Kemerdekaan yang diperjuangkan, kita kotori dengan kerusakan. Kita khianati perpecahan. Nilai-nilai kejujuran kita kubur, diganti kedustaan dan kecurangan. Pengorbanan diubah jadi badut religionomik dan kemewahan.
Bahkan, gaung pecah belah juga datang dari, yang katanya penyampai agama. Seenaknya mengkerdilkan lagu kebangsaan. Mengkerdilkan jasa dan ajaran Ulama-ulama terdahulu.
La haula wala quwatta illa billah. Kita butuh sosok pemersatu. Butuh dakwah-dakwah sejuk tapi tetap tegas, yang menembus jiwa-jiwa. Mampu menahan syahwat popularitas, menjaga jarak dengan penguasa. Mengingatkan kedzaliman yang makin telanjang.
Bukan malah mengusik amaliah sesama umat Muslim yang sudah terkoyak ukhuwahnya. Hentikanlah pancingan opini yang melahirkan saling caci antar umat.

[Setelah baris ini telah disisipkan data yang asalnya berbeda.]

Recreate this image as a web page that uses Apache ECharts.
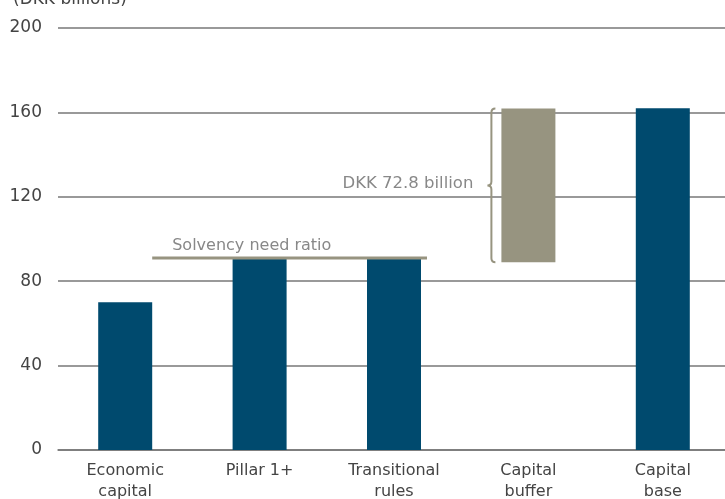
<!DOCTYPE html>
<html><head><meta charset="utf-8">
<script src="https://cdn.jsdelivr.net/npm/echarts@6/dist/echarts.min.js"></script>
<style>html,body{margin:0;padding:0;background:#fff}#c{width:725px;height:499px}</style>
</head><body><div id="c"></div>
<script>
const categories = ['Economic\ncapital', 'Pillar 1+', 'Transitional\nrules', 'Capital\nbuffer', 'Capital\nbase'];
const baseValues = [0, 0, 0, 89, 0];
const barValues = [70, 90.5, 90.5, 72.8, 162];
const solvencyLevel = 91;
const yTicks = [0, 40, 80, 120, 160, 200];
const braceLabel = 'DKK 72.8 billion';
const solvencyLabel = 'Solvency need ratio';

const FONT = 'DejaVu Sans';
const BLUE = '#004a6e';
const GREY = '#979480';

const chart = echarts.init(document.getElementById('c'));
chart.setOption({
  animation: false,
  title: { text: '(DKK billions)', left: 8, top: -14, textStyle: { fontFamily: FONT, fontSize: 17, fontWeight: 'normal', color: '#444' } },
  grid: { left: 58, right: -5, top: 28, bottom: 49, containLabel: false, outerBoundsMode: 'none' },
  xAxis: {
    type: 'category', data: categories,
    axisLine: { show: true, lineStyle: { color: '#777', width: 1.5 } },
    axisTick: { show: false },
    axisLabel: { fontFamily: FONT, fontSize: 16, color: '#444', margin: 10, lineHeight: 21 }
  },
  yAxis: {
    type: 'value', min: yTicks[0], max: yTicks[yTicks.length - 1], interval: 40,
    axisLine: { show: false }, axisTick: { show: false },
    splitLine: { lineStyle: { color: '#777', width: 1.5 } },
    axisLabel: { fontFamily: FONT, fontSize: 17, color: '#444', margin: 16 }
  },
  series: [
    { type: 'bar', stack: 's', data: baseValues, itemStyle: { color: 'transparent' }, barWidth: 54, silent: true },
    { type: 'bar', stack: 's', barWidth: 54,
      data: barValues.map((v, i) => ({ value: v, itemStyle: { color: i === 3 ? GREY : BLUE } })) },
    { type: 'custom', z: 5,
      data: [[0, 2, solvencyLevel]],
      renderItem: function (params, api) {
        const p0 = api.coord([api.value(0), api.value(2)]);
        const p1 = api.coord([api.value(1), api.value(2)]);
        const half = 27;
        const x0 = p0[0] + half, x1 = p1[0] + half + 6, y = p0[1];
        return { type: 'group', children: [
          { type: 'line', shape: { x1: x0, y1: y, x2: x1, y2: y }, style: { stroke: GREY, lineWidth: 3 } },
          { type: 'text', style: { text: solvencyLabel, x: x0 + 20, y: y - 4, textAlign: 'left', textVerticalAlign: 'bottom', font: '16px ' + FONT, fill: '#888' } }
        ]};
      }
    },
    { type: 'custom', z: 5,
      data: [[3, baseValues[3], baseValues[3] + barValues[3]]],
      renderItem: function (params, api) {
        const pb = api.coord([api.value(0), api.value(1)]);
        const pt = api.coord([api.value(0), api.value(2)]);
        const x = pb[0] - 37;
        const yb = pb[1], yt = pt[1];
        const ym = (yb + yt) / 2;
        const r = 4;
        const path = `M ${x + r} ${yt} Q ${x} ${yt} ${x} ${yt + r} L ${x} ${ym - r} Q ${x} ${ym} ${x - r} ${ym} Q ${x} ${ym} ${x} ${ym + r} L ${x} ${yb - r} Q ${x} ${yb} ${x + r} ${yb}`;
        return { type: 'group', children: [
          { type: 'path', shape: { pathData: path }, style: { stroke: GREY, lineWidth: 2, fill: null } },
          { type: 'text', style: { text: braceLabel, x: x - 18, y: ym - 2, textAlign: 'right', textVerticalAlign: 'middle', font: '16.5px ' + FONT, fill: '#888' } }
        ]};
      }
    }
  ]
});
</script></body></html>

Melempar provokasi murahan dengan menjual dalil. Menebar pecah belah dalam tausiah. Kalian bidah. Kamilah yang benar, kami ahli surga. Malaikat dianggap tak ada.
Sedang sang penjaja, terkenal bukan dari kiprah dan pengorbanan. Tapi muncul tiba-tiba, tenar dadakan, dari polesan media. Persis pola pencitraan politisi.